Trying to do a reservation system, or something along those lines, is a logistic challenge. How do you take names, and check them at the door (it takes a lot of extra time and manpower). How do you deal with no-shows, for example? Even worse than having a full room is having empty seats that others would have liked to fill.
The reality is that there will be a variety of room sizes. That's desirable in general, because audience sizes will vary, and it's also undesirable to have 20 people in a room that seats 300 (been there, as an attendee and as a speaker). Scheduling speakers into appropriately sized rooms is tough when 1) it's hard to anticipate popularity - particularly when a variety of presentation lengths are accomodated, 2) speaker schedules have to be considered - can't be in 2 places at once, and many speakers present multiple sessions, 3) need to present a variety of topics during a single timeslot - don't want 6 DBA topics simultaneously and no BI, for example..
I'll allow that sometimes there might be better scheduling possible. But it's ultimately an inexact science. If you have 3 sessions that you think will draw 400, and you have room sizes for 600, 300, 300, you stick the one you think will draw the highest number in the largest, and that's the best compromise you can make. And sometimes, the 600 seat room only gets 200. What a REAL drag if you schedule a 3 hour session that's under-attended, and use up the biggest room for a half day... But it happens.
And some people are such great speakers, that I'd listen to them talk about the weather if I didn't have another session that I wanted to attend. (Brent Ozar is one of them.) So you might also have to consider speaker popularity, in addition to the topic.
In the end, at best, I attend MAYBE half the sessions I'd like to, and it's even tougher if you try to work in exhibit hall, self-paced labs, chalk talks, meet the experts, etc. If a session is full, I usually have at least one other choice as a backup - and there are LOTS of other things to do if there's nothing you can get into for an hour and a half.
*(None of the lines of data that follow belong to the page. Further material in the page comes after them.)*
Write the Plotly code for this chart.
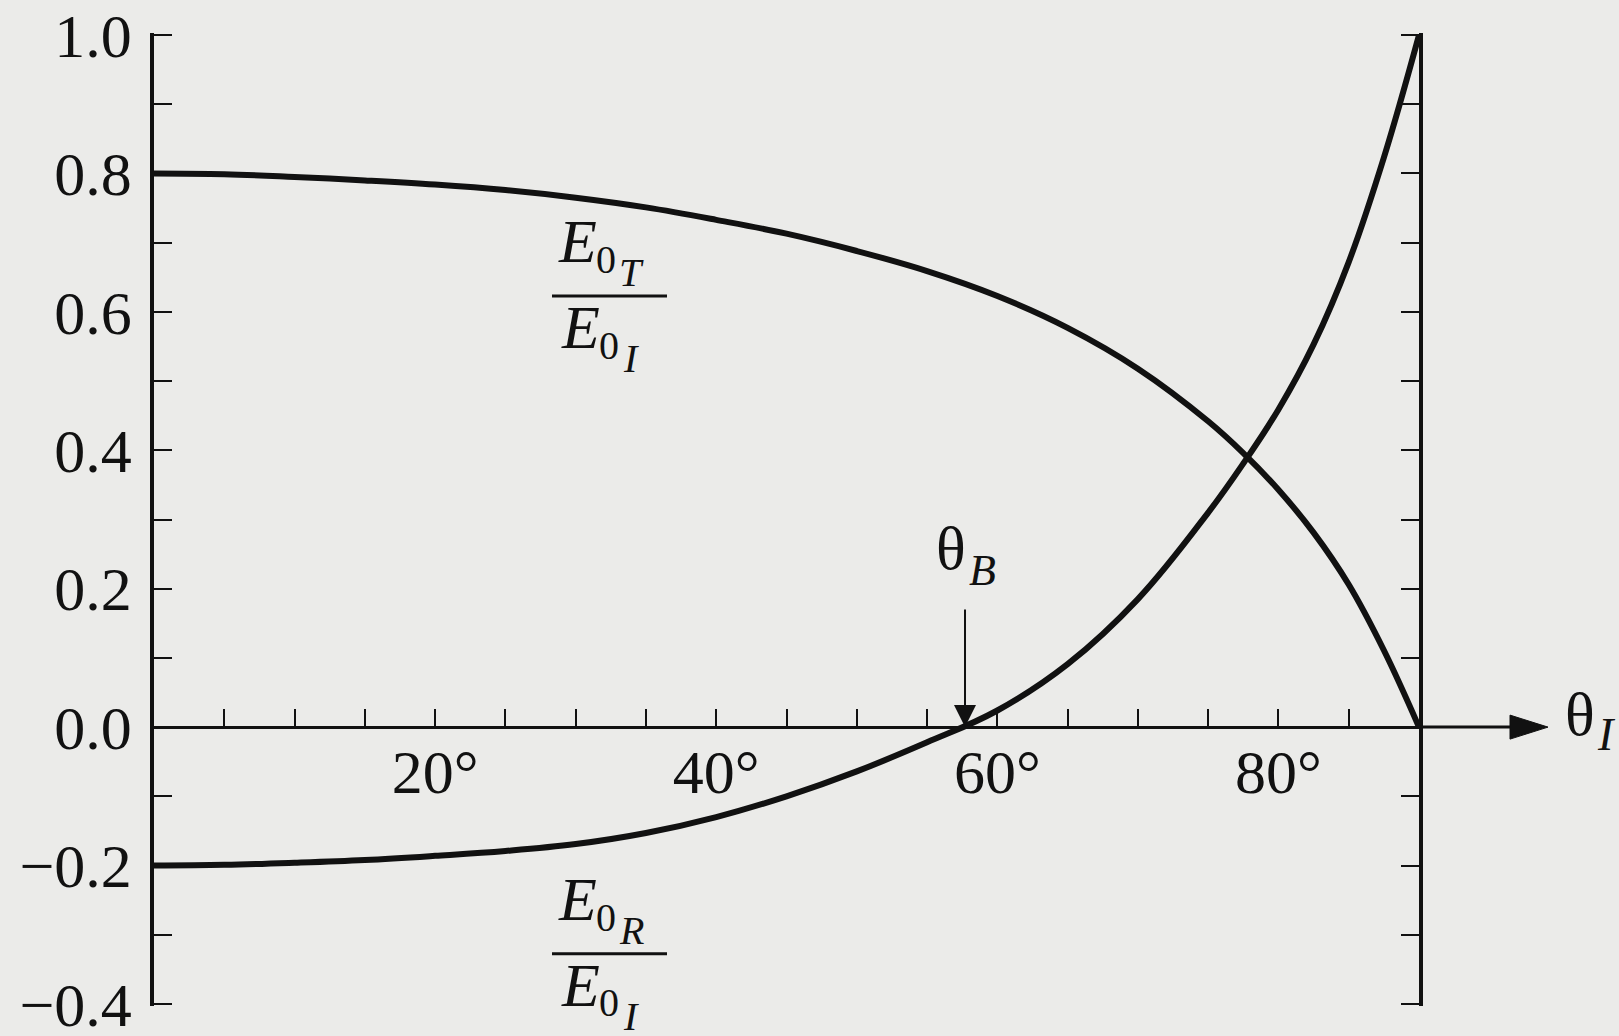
import plotly.graph_objects as go

# Angle of incidence, degrees
theta_i = [0, 5, 10, 15, 20, 25, 30, 35, 40, 45, 50, 55, 60, 65, 70,
           75, 77.5, 80, 82.5, 85, 87.5, 90]
# Transmitted amplitude ratio E0T / E0I
e_trans = [0.800, 0.799, 0.795, 0.790, 0.784, 0.776, 0.765, 0.751, 0.733, 0.713,
           0.688, 0.659, 0.623, 0.577, 0.518,
           0.442, 0.396, 0.343, 0.281, 0.206, 0.111, 0.0]
# Reflected amplitude ratio E0R / E0I
e_refl = [-0.200, -0.199, -0.196, -0.192, -0.186, -0.179, -0.169, -0.153, -0.130, -0.100,
          -0.064, -0.022, 0.024, 0.091, 0.185,
          0.310, 0.381, 0.459, 0.553, 0.672, 0.823, 1.0]
# Brewster's angle (reflected amplitude vanishes)
theta_brewster = 57.7

x_tick_vals = [20, 40, 60, 80]
x_tick_text = ["20°", "40°", "60°", "80°"]
y_tick_vals = [-0.4, -0.2, 0.0, 0.2, 0.4, 0.6, 0.8, 1.0]
y_tick_text = ["\u22120.4", "\u22120.2", "0.0", "0.2", "0.4", "0.6", "0.8", "1.0"]

X_RANGE = [0, 90]
Y_RANGE = [-0.4, 1.0]
EPS = 0.003  # keeps the end ticks inside the drawn range

W, H = 1619, 1036
ML, MR, MT, MB = 154, 200, 35, 32
PW, PH = W - ML - MR, H - MT - MB

INK = "#111111"
PAPER = "#ebebe9"
SERIF = "Liberation Serif"


def px(x):
    """page pixel -> paper fraction (horizontal)"""
    return (x - ML) / PW


def py(y):
    """page pixel -> paper fraction (vertical)"""
    return (H - MB - y) / PH


y_lo, y_hi = Y_RANGE[0] - EPS, Y_RANGE[1] + EPS
zero_frac = (0 - y_lo) / (y_hi - y_lo)

fig = go.Figure()
curve = dict(color=INK, width=6, shape="spline", smoothing=1.1)
fig.add_trace(go.Scatter(x=theta_i, y=e_trans, mode="lines", line=curve,
                         cliponaxis=False, hoverinfo="skip", showlegend=False))
fig.add_trace(go.Scatter(x=theta_i, y=e_refl, mode="lines", line=curve,
                         cliponaxis=False, hoverinfo="skip", showlegend=False))

tickfont = dict(family=SERIF, size=62, color=INK)

fig.update_layout(
    width=W, height=H,
    margin=dict(l=ML, r=MR, t=MT - 2, b=MB - 2, pad=0, autoexpand=False),
    paper_bgcolor=PAPER, plot_bgcolor=PAPER,
    xaxis=dict(
        range=X_RANGE, anchor="free", position=zero_frac, automargin=False,
        showline=True, linewidth=3, linecolor=INK,
        showgrid=False, zeroline=False,
        ticks="inside", ticklen=17, tickwidth=2.2, tickcolor=INK,
        tickmode="array", tickvals=x_tick_vals, ticktext=x_tick_text,
        minor=dict(tickmode="linear", tick0=0, dtick=5, ticks="inside",
                   ticklen=17, tickwidth=2.2, tickcolor=INK, showgrid=False),
        tickfont=tickfont, ticklabelstandoff=-11, ticklabeloverflow="allow",
    ),
    yaxis=dict(
        range=[y_lo, y_hi], anchor="x", automargin=False,
        showline=True, linewidth=3.5, linecolor=INK, mirror="ticks",
        showgrid=False, zeroline=False,
        ticks="inside", ticklen=18, tickwidth=2.4, tickcolor=INK,
        tickmode="array", tickvals=y_tick_vals, ticktext=y_tick_text,
        minor=dict(tickmode="linear", tick0=0, dtick=0.1, ticks="inside",
                   ticklen=18, tickwidth=2.4, tickcolor=INK, showgrid=False),
        tickfont=tickfont, ticklabelstandoff=6, ticklabeloverflow="allow",
    ),
)

# extension of the theta axis beyond 90 degrees, with an arrowhead
fig.add_shape(type="line", xref="paper", yref="paper",
              x0=1.0, x1=px(1514), y0=zero_frac, y1=zero_frac,
              line=dict(color=INK, width=3))
fig.add_shape(type="path", xref="paper", yref="paper",
              xsizemode="pixel", ysizemode="pixel",
              xanchor=px(1548), yanchor=zero_frac,
              path="M-38,-12 L0,0 L-38,12 Z",
              fillcolor=INK, line=dict(color=INK, width=1))

annotations = []


def label(text, x, y, size, italic=False):
    t = f"<i>{text}</i>" if italic else text
    annotations.append(dict(text=t, x=px(x), y=py(y), xref="paper", yref="paper",
                            xanchor="center", yanchor="middle", showarrow=False,
                            font=dict(family=SERIF, size=size, color=INK)))


# axis title theta_I
label("θ", 1580, 713, 62)
label("I", 1606, 734, 46, italic=True)

# Brewster angle marker
annotations.append(dict(text="", x=theta_brewster, y=0, xref="x", yref="y",
                        ax=0, ay=-119, showarrow=True, arrowhead=2,
                        arrowsize=2.2, arrowwidth=2, arrowcolor=INK))
label("θ", 951, 548, 62)
label("B", 982, 570, 44, italic=True)


def fraction(sub_top, y_bar):
    # numerator E_0<sub_top>
    label("E", 577, y_bar - 55, 62, italic=True)
    label("0", 606, y_bar - 36, 40)
    label(sub_top, 631, y_bar - 23, 40, italic=True)
    # denominator E_0I
    label("E", 580, y_bar + 31, 62, italic=True)
    label("0", 609, y_bar + 49, 40)
    label("I", 631, y_bar + 62, 40, italic=True)
    fig.add_shape(type="line", xref="paper", yref="paper",
                  x0=px(552), x1=px(667), y0=py(y_bar), y1=py(y_bar),
                  line=dict(color=INK, width=3))


fraction("T", 297)
fraction("R", 952)

fig.update_layout(annotations=annotations)

fig.write_html("out.html")
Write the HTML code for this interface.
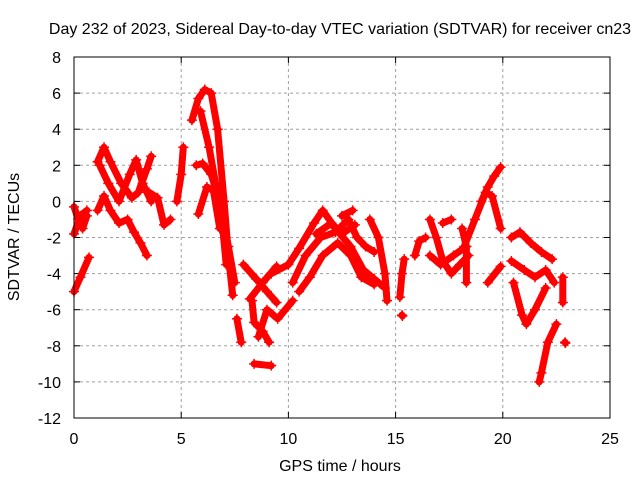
<!DOCTYPE html>
<html><head><meta charset="utf-8"><style>
body{margin:0;background:#fff}
svg{display:block;font-family:"Liberation Sans",sans-serif}
</style></head><body>
<svg id="c" width="640" height="480" xmlns="http://www.w3.org/2000/svg">
<text x="340" y="34" font-size="16" text-anchor="middle">Day 232 of 2023, Sidereal Day-to-day VTEC variation (SDTVAR) for receiver cn23</text>
<text x="340" y="471" font-size="16" text-anchor="middle">GPS time / hours</text>
<text transform="translate(19,237) rotate(-90)" font-size="16" text-anchor="middle">SDTVAR / TECUs</text>
<g id="grid"></g><g id="ticks"></g><g id="series"></g>
<rect x="74" y="57" width="536" height="361" fill="none" stroke="#000" stroke-width="1"/>
</svg>
<script>
const xTicks=[0,5,10,15,20,25];
const yTicks=[-12,-10,-8,-6,-4,-2,0,2,4,6,8];
const tracks=[
[[0,-0.3],[0.2,-1],[0.4,-1.5],[0.6,-0.8]],
[[0,-1.8],[0.3,-0.8],[0.6,-0.5]],
[[0,-5],[0.3,-4.2],[0.7,-3.1]],
[[1.1,2.2],[1.4,3.0],[1.7,2.2],[2.2,1.0],[2.7,0.2],[3.0,0.5],[3.4,1.8],[3.6,2.5]],
[[1.2,2.0],[1.6,1.0],[2.1,0.0],[2.6,1.5],[2.9,2.3],[3.2,1.0],[3.6,0]],
[[1.1,-0.5],[1.4,0.3],[1.7,-0.5],[2.1,-1.2],[2.5,-1.0],[2.8,-1.7],[3.1,-2.3],[3.4,-3.0]],
[[3.5,0.5],[3.9,0.2],[4.2,-1.3],[4.5,-1.0]],
[[4.8,0],[5.0,1.5],[5.1,3.0]],
[[5.5,4.5],[5.8,5.7],[6.1,6.2],[6.4,6.0],[6.7,4],[7.0,0],[7.2,-3],[7.4,-5.2]],
[[5.9,5.0],[6.3,3],[6.6,1],[6.9,-1],[7.1,-3.5]],
[[5.7,2],[6.0,2.1],[6.4,1.5],[6.8,0],[7.2,-2.5],[7.5,-4.5]],
[[5.8,-0.7],[6.2,0.8],[6.5,0.6],[6.8,-1.5]],
[[7.6,-6.5],[7.8,-7.8]],
[[7.9,-3.5],[8.5,-4.3],[9.0,-5.0],[9.45,-5.6]],
[[9.45,-3.6],[8.8,-4.5],[8.2,-5.4]],
[[8.3,-5.5],[8.4,-6.7],[8.8,-7.2],[9.1,-7.8]],
[[8.6,-7.5],[9.0,-6.0],[9.5,-6.5],[10.2,-5.5]],
[[8.4,-9],[9.2,-9.1]],
[[9.2,-4],[10,-3.5],[10.5,-2.6],[11.2,-1.2],[11.6,-0.5],[12.2,-1.5],[12.9,-2.5],[13.5,-3.8],[14,-4.3],[14.5,-4.8]],
[[10.2,-4.5],[10.8,-3],[11.5,-2],[12.2,-1.7],[12.8,-1.0],[13.2,-2],[13.6,-2.5],[14.0,-2.8]],
[[10.5,-5],[11,-4.2],[11.6,-3],[12.3,-2.3],[12.9,-3],[13.4,-4.2],[14,-4.6]],
[[11.3,-1.8],[12.0,-1.2],[12.5,-1.8],[13.1,-1.3]],
[[12.5,-0.8],[13.0,-0.5]],
[[13.8,-1],[14.2,-2],[14.5,-4],[14.6,-5.5]],
[[15.2,-5.3],[15.3,-4],[15.4,-3.2]],
[[15.3,-6.3],[15.32,-6.35]],
[[15.9,-3],[16.1,-2.2],[16.4,-2]],
[[16.6,-1],[16.9,-2.0],[17.2,-3.3],[17.6,-4.0],[18.0,-3.5],[18.4,-3.0]],
[[16.6,-3],[17.1,-3.5],[17.7,-3],[18.3,-2.5]],
[[17.2,-1.2],[17.6,-1.0]],
[[18.1,-1.5],[18.3,-2.5],[18.3,-4.5]],
[[18.2,-2.5],[18.7,-1],[19.2,0.5],[19.5,0.3],[19.9,-1.5]],
[[19.0,0],[19.3,0.8],[19.6,1.4],[19.9,1.9]],
[[19.3,-4.5],[19.9,-3.6]],
[[20.4,-2.0],[20.8,-1.7],[21.3,-2.3],[21.8,-2.8],[22.3,-3.2]],
[[20.4,-3.3],[21,-3.8],[21.5,-4.2],[22,-3.8],[22.4,-4.5]],
[[20.5,-4.5],[20.9,-6.3],[21.1,-6.8],[21.5,-6.0],[22,-4.8]],
[[21.7,-10],[21.8,-9.5],[22.1,-7.8],[22.5,-6.8]],
[[22.8,-4.2],[22.8,-5.6]],
[[22.9,-7.8],[22.92,-7.85]]
];
const L=74,R=610,T=57,B=418;
const X=t=>L+(t-0)/25*(R-L);
const Y=v=>B-(v+12)/20*(B-T);
const NS="http://www.w3.org/2000/svg";
function mk(tag,attrs,parent){const e=document.createElementNS(NS,tag);for(const k in attrs)e.setAttribute(k,attrs[k]);parent.appendChild(e);return e;}
const grid=document.getElementById('grid'),ticks=document.getElementById('ticks'),ser=document.getElementById('series');
xTicks.forEach(t=>{const x=X(t);
 if(t>0&&t<25){const g=mk('line',{x1:x,x2:x,y1:T,y2:B,stroke:'#a0a0a0','stroke-dasharray':'3,3'},grid);
 
 }
 mk('line',{x1:x,x2:x,y1:B,y2:B-6,stroke:'#000'},ticks);mk('line',{x1:x,x2:x,y1:T,y2:T+6,stroke:'#000'},ticks);
 const tx=mk('text',{x:x,y:B+26,'font-size':16,'text-anchor':'middle'},ticks);tx.textContent=t;
 
 
});
yTicks.forEach(v=>{const y=Y(v);
 if(v>-12&&v<8){const g=mk('line',{x1:L,x2:R,y1:y,y2:y,stroke:'#a0a0a0','stroke-dasharray':'3,3'},grid);
 
 }
 mk('line',{x1:L,x2:L+6,y1:y,y2:y,stroke:'#000'},ticks);mk('line',{x1:R,x2:R-6,y1:y,y2:y,stroke:'#000'},ticks);
 const tx=mk('text',{x:L-13,y:y+6,'font-size':16,'text-anchor':'end'},ticks);tx.textContent=v;
 
 
});
tracks.forEach(tr=>{
 const pts=tr.map(p=>X(p[0]).toFixed(1)+','+Y(p[1]).toFixed(1)).join(' ');
 const pl=mk('polyline',{points:pts,fill:'none',stroke:'#ff0000','stroke-width':7,'stroke-linejoin':'round','stroke-linecap':'round'},ser);
 
 
 tr.forEach(p=>{const x=X(p[0]),y=Y(p[1]);
  mk('path',{d:`M${x-5},${y}h10M${x},${y-5}v10`,stroke:'#ff0000','stroke-width':1.5},ser);});
});
</script>
</body></html>
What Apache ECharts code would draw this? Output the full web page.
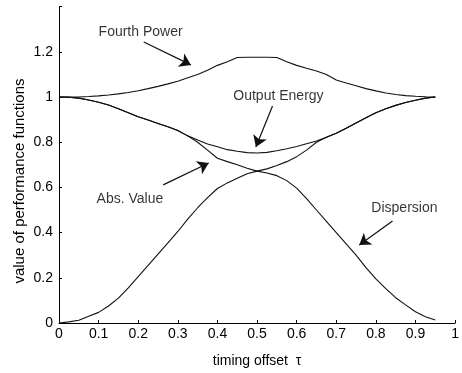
<!DOCTYPE html>
<html>
<head>
<meta charset="utf-8">
<script src="https://cdn.jsdelivr.net/npm/echarts@6/dist/echarts.min.js"></script>
<style>
  html, body { margin: 0; padding: 0; background: #fff; }
  #chart { width: 462px; height: 373px; }
</style>
</head>
<body>
<div id="chart"></div>
<script>
// timing offset samples
const offsets = [0, .025, .05, .075, .1, .125, .15, .175, .2, .225, .25, .275, .3, .325, .35, .375, .4, .425, .45, .475,
  .5, .525, .55, .575, .6, .625, .65, .675, .7, .725, .75, .775, .8, .825, .85, .875, .9, .925, .95];

const fourthPower = [1.0, 1.0, 1.0, 1.002, 1.005, 1.009, 1.014, 1.02, 1.028, 1.037, 1.047, 1.058, 1.07, 1.085, 1.10, 1.118, 1.14, 1.156, 1.175, 1.176,
  1.176, 1.176, 1.175, 1.156, 1.14, 1.127, 1.115, 1.1, 1.075, 1.062, 1.05, 1.037, 1.027, 1.018, 1.011, 1.006, 1.003, 1.001, 1.0];

const outputEnergy = [1.0, 0.999, 0.995, 0.987, 0.977, 0.965, 0.948, 0.93, 0.913, 0.898, 0.883, 0.868, 0.852, 0.828, 0.81, 0.792, 0.78, 0.767, 0.76, 0.754,
  0.752, 0.755, 0.762, 0.771, 0.781, 0.793, 0.805, 0.822, 0.84, 0.862, 0.885, 0.908, 0.93, 0.948, 0.963, 0.976, 0.986, 0.995, 1.0];

const absValue = [1.0, 0.999, 0.995, 0.987, 0.977, 0.965, 0.948, 0.93, 0.913, 0.898, 0.883, 0.868, 0.852, 0.828, 0.80, 0.765, 0.729, 0.714, 0.70, 0.685,
  0.672, 0.682, 0.697, 0.714, 0.736, 0.765, 0.80, 0.822, 0.84, 0.862, 0.885, 0.908, 0.93, 0.948, 0.963, 0.976, 0.986, 0.995, 1.0];

const dispersion = [0, 0.005, 0.012, 0.03, 0.047, 0.075, 0.11, 0.155, 0.205, 0.255, 0.305, 0.355, 0.405, 0.46, 0.51, 0.555, 0.595, 0.62, 0.64, 0.66,
  0.672, 0.664, 0.652, 0.63, 0.597, 0.55, 0.5, 0.45, 0.4, 0.35, 0.3, 0.245, 0.195, 0.152, 0.112, 0.08, 0.05, 0.028, 0.013];

// annotation text positions (data coordinates) and arrows [from, to]
const labelTexts = ['Fourth Power', 'Output Energy', 'Abs. Value', 'Dispersion'];
const labelAt = [[0.206, 1.288], [0.554, 1.004], [0.179, 0.549], [0.872, 0.509]];
const arrows = [
  [[0.214, 1.243], [0.333, 1.142]],
  [[0.539, 0.960], [0.497, 0.779]],
  [[0.263, 0.611], [0.378, 0.708]],
  [[0.842, 0.451], [0.758, 0.345]]
];

const FONT = '"Liberation Sans", Arial, Helvetica, sans-serif';
const INK = '#111';

function pairs(ys) { return offsets.map((x, i) => [x, ys[i]]); }

function curve(name, ys) {
  return {
    name, type: 'line', data: pairs(ys), showSymbol: false, symbol: 'none',
    lineStyle: { color: INK, width: 1.1 }, silent: true, animation: false
  };
}

const chart = echarts.init(document.getElementById('chart'), null, { renderer: 'canvas' });
chart.setOption({
  animation: false,
  backgroundColor: '#fff',
  grid: { left: 59, right: 1, top: 6.6, bottom: 50 },
  xAxis: {
    type: 'value', min: 0, max: 1, interval: 0.1,
    name: 'timing offset  τ', nameLocation: 'middle', nameGap: 31,
    nameTextStyle: { color: '#000', fontFamily: FONT, fontSize: 14 },
    axisLine: { show: true, lineStyle: { color: '#000', width: 1 } },
    axisTick: { show: true, inside: true, length: 3, lineStyle: { color: '#000' } },
    axisLabel: { color: '#000', fontFamily: FONT, fontSize: 14, margin: 4 },
    splitLine: { show: false }
  },
  yAxis: {
    type: 'value', min: 0, max: 1.4, interval: 0.2,
    axisLine: { show: true, lineStyle: { color: '#000', width: 1 } },
    axisTick: { show: true, inside: true, length: 3, lineStyle: { color: '#000' } },
    axisLabel: {
      color: '#000', fontFamily: FONT, fontSize: 14, margin: 6,
      formatter: v => (Math.abs(v - 1.4) < 1e-6 ? '' : String(+v.toFixed(1)))
    },
    splitLine: { show: false }
  },
  graphic: [{
    type: 'text', x: 20, y: 181, rotation: Math.PI / 2,
    style: {
      text: 'value of performance functions', fill: '#000',
      font: '15px ' + FONT, textAlign: 'center', textVerticalAlign: 'middle'
    }
  }],
  series: [
    curve('Fourth Power', fourthPower),
    curve('Output Energy', outputEnergy),
    curve('Abs. Value', absValue),
    curve('Dispersion', dispersion),
    {
      name: 'annotations', type: 'scatter', silent: true,
      symbolSize: 0,
      data: labelAt.map((p, i) => ({ value: p, name: labelTexts[i] })),
      label: {
        show: true, position: 'inside', formatter: p => p.name,
        color: '#000', fontFamily: FONT, fontSize: 14
      },
      markLine: {
        silent: true, animation: false,
        symbol: ['none', 'arrow'], symbolSize: 11,
        label: { show: false },
        lineStyle: { color: INK, width: 1.2, type: 'solid' },
        itemStyle: { color: INK },
        emphasis: { disabled: true },
        data: arrows.map(a => [{ coord: a[0] }, { coord: a[1] }])
      }
    }
  ]
});
</script>
</body>
</html>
In fact, the BEST times to talk to the developers or CSS is while everyone else is in a session. If you were stuck twiddling your thumbs, I might be more critical of the conference as a whole. But the folks who put together the Summit REALLY make it tough for me to choose. Hardly the worst thing I can think of.
Overall, I think this conference is run as well as any that I've attended. It's not perfect, and it never will be. But it's not for lack of effort. I'm incredibly impressed by how well they do and how much they all care.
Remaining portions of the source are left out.